(529e) Optimizing Powder Behavior through Crystallization Engineering

The crystallization of Active Pharmaceutical Ingredients (API's) is a critical processing step, not only for polymorph and impurity control, but also for the design of the necessary bulk powder properties that can enhance powder performance during the formulation process. Powder properties such as particle size, morphology, surface properties, and bulk density can be engineered through the crystallization.

This presentation will describe the development process of an API crystallization, its focus on optimization of bulk powder properties, and its successful scale-up into kilo lab and pilot plant.
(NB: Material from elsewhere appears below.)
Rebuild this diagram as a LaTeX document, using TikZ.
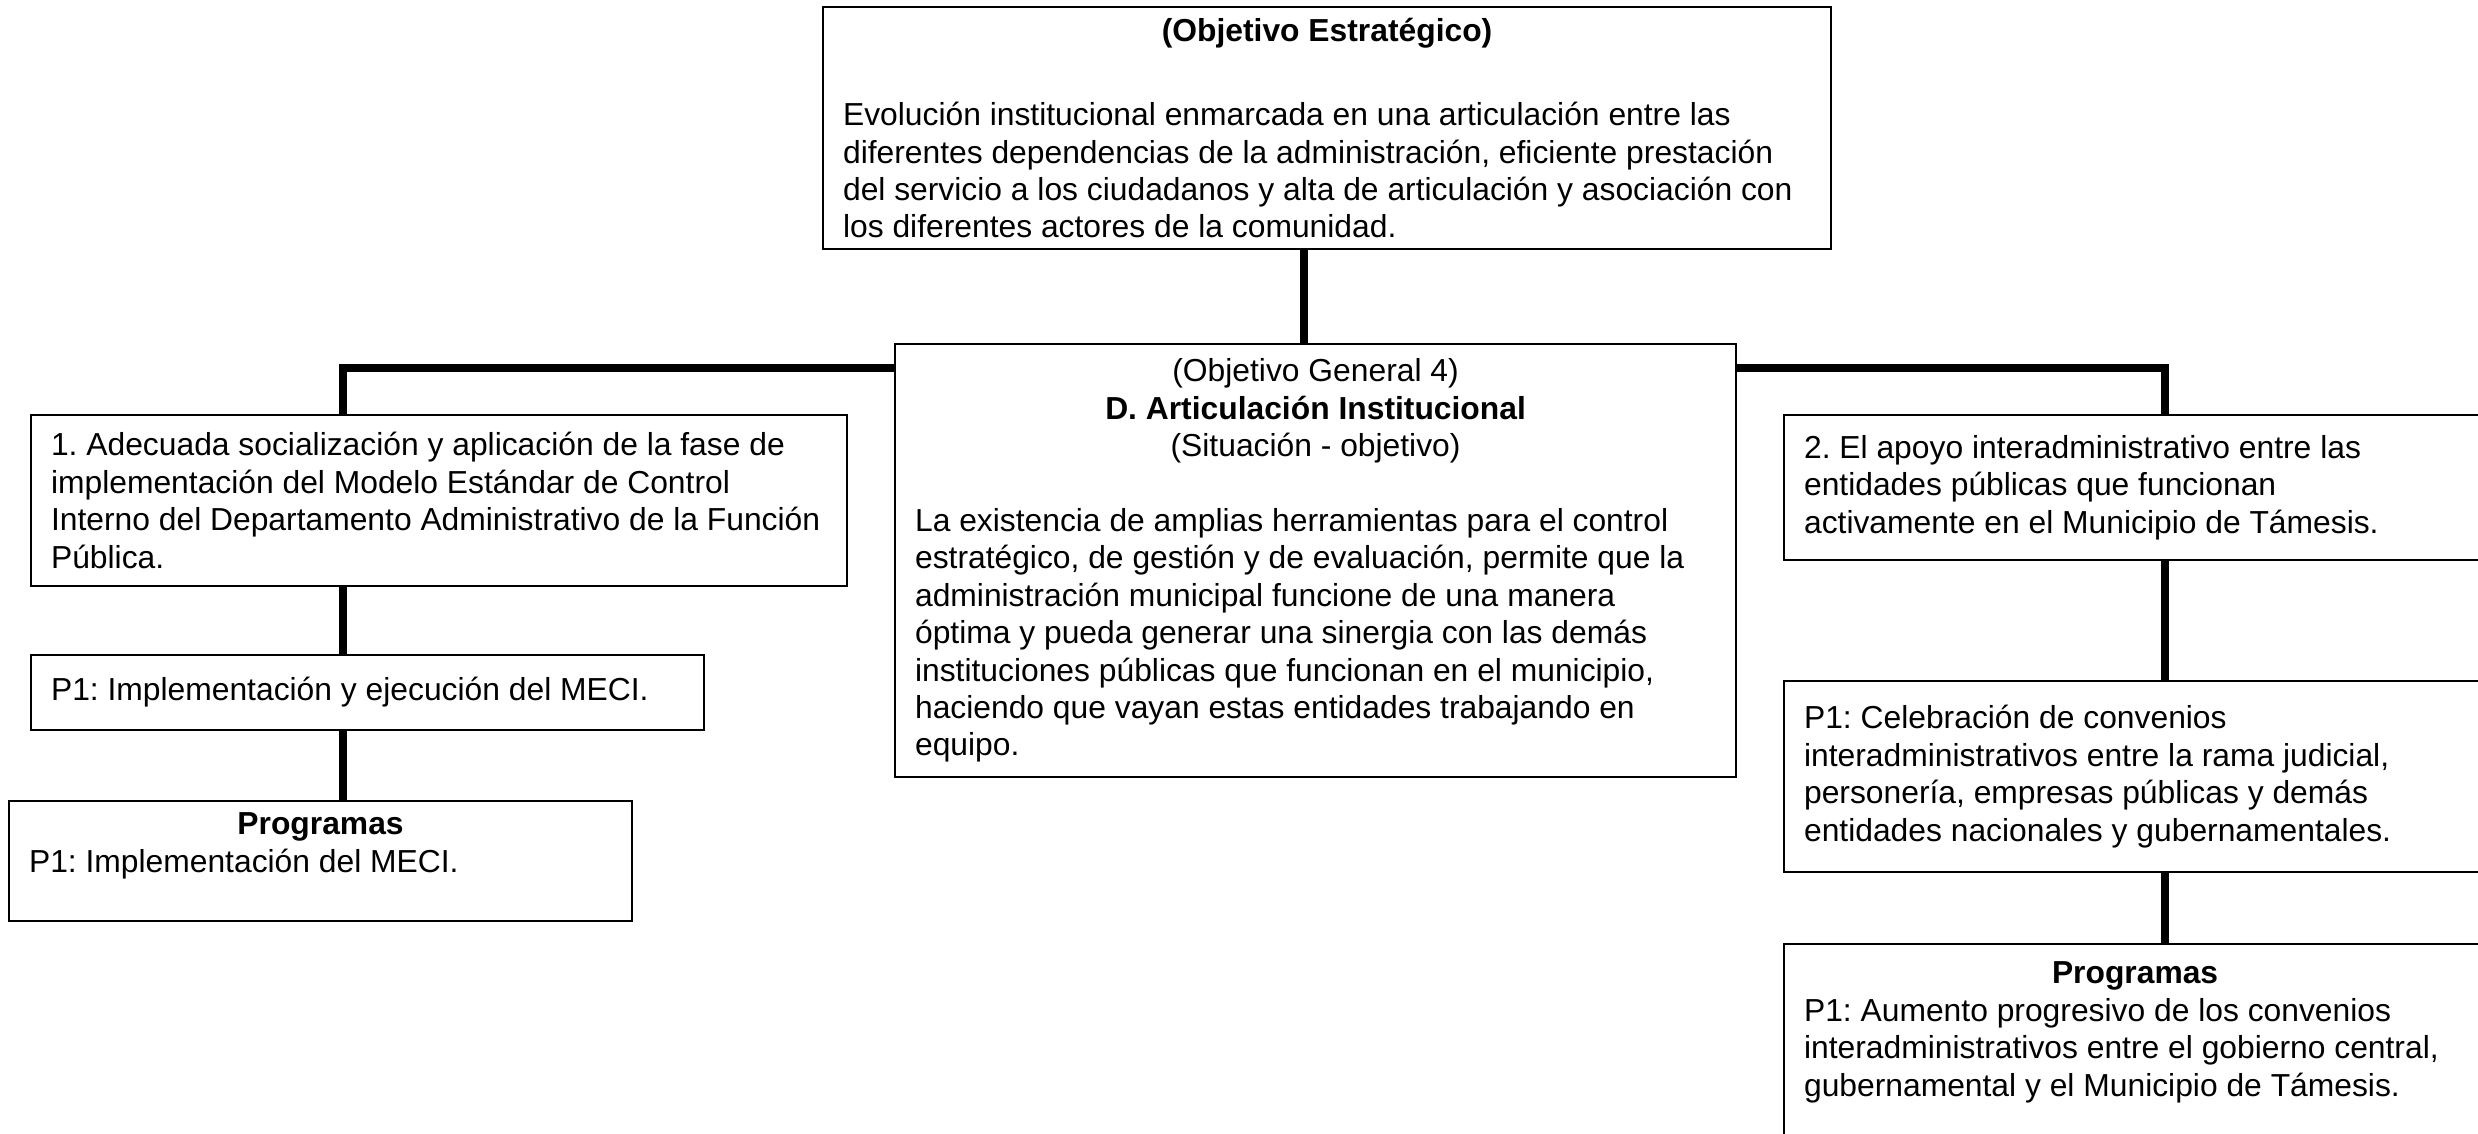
\documentclass[tikz,border=0pt]{standalone}
\usepackage{fontspec}
\setmainfont{Liberation Sans}
\usetikzlibrary{positioning,calc}
\frenchspacing

\begin{document}
\begin{tikzpicture}[
    caja/.style={draw, line width=0.6pt, fill=white, anchor=north west, align=flush left,
                 inner xsep=0.2cm, inner ysep=0.08cm, font=\fontsize{9.05}{10.65}\selectfont},
    enlace/.style={line width=2.4pt}
]
    \useasboundingbox (0,0) rectangle (24.78,-11.33);

    \node[caja, text width=9.68cm, minimum height=2.42cm] (estrategico) at (8.22,-0.06) {
        \makebox[\linewidth]{\textbf{(Objetivo Estratégico)}}\\[0.47cm]
        Evolución institucional enmarcada en una articulación entre las\\
        diferentes dependencias de la administración, eficiente prestación\\
        del servicio a los ciudadanos y alta de articulación y asociación con\\
        los diferentes actores de la comunidad.
    };

    \node[caja, text width=8.01cm, minimum height=4.33cm] (general) at (8.94,-3.43) {
        \makebox[\linewidth]{(Objetivo General 4)}\\
        \makebox[\linewidth]{\textbf{D. Articulación Institucional}}\\
        \makebox[\linewidth]{(Situación - objetivo)}\\
        \mbox{}\\
        La existencia de amplias herramientas para el control\\
        estratégico, de gestión y de evaluación, permite que la\\
        administración municipal funcione de una manera\\
        óptima y pueda generar una sinergia con las demás\\
        instituciones públicas que funcionan en el municipio,\\
        haciendo que vayan estas entidades trabajando en\\
        equipo.
    };

    % rama izquierda
    \node[caja, text width=7.76cm, minimum height=1.71cm] (res1) at (0.30,-4.14) {
        1. Adecuada socialización y aplicación de la fase de\\
        implementación del Modelo Estándar de Control\\
        Interno del Departamento Administrativo de la Función\\
        Pública.
    };
    \node[caja, text width=6.33cm, minimum height=0.75cm] (acc1) at (0.30,-6.54) {
        P1: Implementación y ejecución del MECI.
    };
    \node[caja, text width=5.83cm, minimum height=1.20cm] (prog1) at (0.08,-8.00) {
        \makebox[\linewidth]{\textbf{Programas}}\\
        P1: Implementación del MECI.\\
        \mbox{}
    };

    % rama derecha
    \node[caja, text width=6.62cm, minimum height=1.45cm] (res2) at (17.83,-4.14) {
        2. El apoyo interadministrativo entre las\\
        entidades públicas que funcionan\\
        activamente en el Municipio de Támesis.
    };
    \node[caja, text width=6.62cm, minimum height=1.91cm] (acc2) at (17.83,-6.80) {
        P1: Celebración de convenios\\
        interadministrativos entre la rama judicial,\\
        personería, empresas públicas y demás\\
        entidades nacionales y gubernamentales.
    };
    \node[caja, text width=6.62cm, minimum height=2.45cm] (prog2) at (17.83,-9.43) {
        \makebox[\linewidth]{\textbf{Programas}}\\
        P1: Aumento progresivo de los convenios\\
        interadministrativos entre el gobierno central,\\
        gubernamental y el Municipio de Támesis.\\
        \mbox{}\\
        \mbox{}
    };

    \coordinate (ejeI) at (3.43,-3.68);
    \coordinate (ejeD) at (21.65,-3.68);

    \draw[enlace] ([xshift=-0.23cm]estrategico.south) -- ([xshift=-0.23cm]estrategico.south |- general.north);
    \draw[enlace] ([yshift=-0.25cm]general.north west) -| (ejeI |- res1.north);
    \draw[enlace] (ejeI |- res1.south) -- (ejeI |- acc1.north);
    \draw[enlace] (ejeI |- acc1.south) -- (ejeI |- prog1.north);
    \draw[enlace] ([yshift=-0.25cm]general.north east) -| (ejeD |- res2.north);
    \draw[enlace] (ejeD |- res2.south) -- (ejeD |- acc2.north);
    \draw[enlace] (ejeD |- acc2.south) -- (ejeD |- prog2.north);
\end{tikzpicture}
\end{document}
Particle size was identified as one of the critical parameters in the determination of powder properties. The particle size distribution of a crystallization batch showed strong dependence on seed properties (i.e., surface area), and seeding conditions. In this study, seeds from different types of milling equipment were examined. Additionally, seed amount, seeding temperature, and cooling profile were studied in order to design a rugged crystallization protocol which could provide the desired particle size distribution at different scales. FBRM (Lasentec, in-line) and LLS (Malvern, off-line) were used to monitor particle size throughout these development studies.

In order to determine the effect of the API's bulk powder properties on the formulation process, a kilo-lab study was conducted. Material was produced with varying bulk properties through alterations in seeding and crystallization protocols. This study made it possible to (1) establish the crystallization parameter ranges; and (2) define the desirable API powder property ranges based on subsequent formulation and drug product behavior.